In his idyllic retreat, Satya may be relatively safer from the many contagions—physical and psychological—raging in the world outside but he isn’t immune to his memories. Like the men and women in the Italian writer Boccaccio’s story cycle Decameron, who flee a plague raging in 14th century Italy to seek refuge in a villa in the country, Satya and his cohorts spend their days in camaraderie. However, instead of merely entertaining one another with made-up stories, they share their anxieties and apprehensions as they struggle to make sense of the “banality of the banality of evil” that surrounds them—the phrase is Satya’s, borrowed from his many compelling punch-lines.
Faithful to his name, Satya is already engaged in sifting the truth from the muck of lies. His work-in-progress, titled Enemies Of The People, is inspired by one of Trump’s many tweets haranguing a section of the media as “enemy of the people” for fact-checking and calling out his pathological stream of falsehoods.

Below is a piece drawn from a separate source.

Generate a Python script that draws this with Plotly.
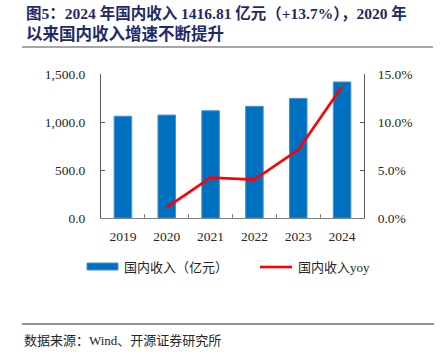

As a reporter and novelist, it is Satya’s duty to unmask the actual enemies of the people, those who are sowing the poison of racism, xenophobia and communal hatred in the countries of his residence and birth. The question, therefore, that haunts his ongoing writing project is simple but immensely poignant—and resonant with anyone who refuses to turn their face away from the theatre of sectarian violence and mob lynching that is contemporary India: “Who among your neighbours will look the other way when the figure of authority comes to your door and puts a boot in your face?”
From his brush with the US’ insidious “war on terror” to his reportage on the Indian state’s suppression of the violent Naxal insurgency in its heartland, Satya invokes fragments of his life to create a mosaic of feelings—anger, helplessness, bewilderment—that come together like pieces of a jigsaw puzzle to reveal the contours of our unhappy age.
Auto-fiction of this form is not particularly new—Patricia Lockwood, Rachel Cusk and Jenny Offill have all experimented with similar formats in recent years. In Kumar’s hand, however, this subgenre assumes an aura of warmth and tenderness, borne out of his narrator’s ability to make himself touchingly vulnerable. If there is a lingering mood of pathos, there are also enough moments of levity, albeit mostly dark ones, such as in the “invention” of Vaani’s vile ex-husband, a blustering fool of a TV anchor called Gautam Sikdar, unforgettably described by Satya as “a vomitous colostomy bag bursting with the fecal fluid of bad faith”.
Satya’s aim is to counter the criminally irresponsible journalism perpetuated by people like Sikdar, whose “alternative facts” have infected WhatsApp networks and led to the killing of innocents. But he must find a way to achieve his goal without endangering himself. Under authoritarianism, the plain-speak of a reporter can be a ticking bomb. Satya is reminded of this truism during his assignments as a cub reporter in India and, years later, as he reads George Orwell’s novel 1984 for the first time at the Italian retreat shortly after Trump’s ascendance. Satya’s most astute bet, therefore, is to forge a style that combines the ethics of non-fiction with the energy of fiction.
A Time Outside This Time is an attempt to find this delicate balance, to recalibrate the terms and conditions of the novel as we know it. If Kumar unpeels the many layers that hide the person behind the writerly hand, he also turns a critical eye on the responsibilities of the reader. Each time we, as readers, confront a sentence, we open ourselves to becoming willing collaborators with writers who may or may not be telling the truth. By buying into one person’s reality, we reject another ’s version of it. In the process, as Kumar’s novel reminds us subtly, consumers become complicit in the actions of creators.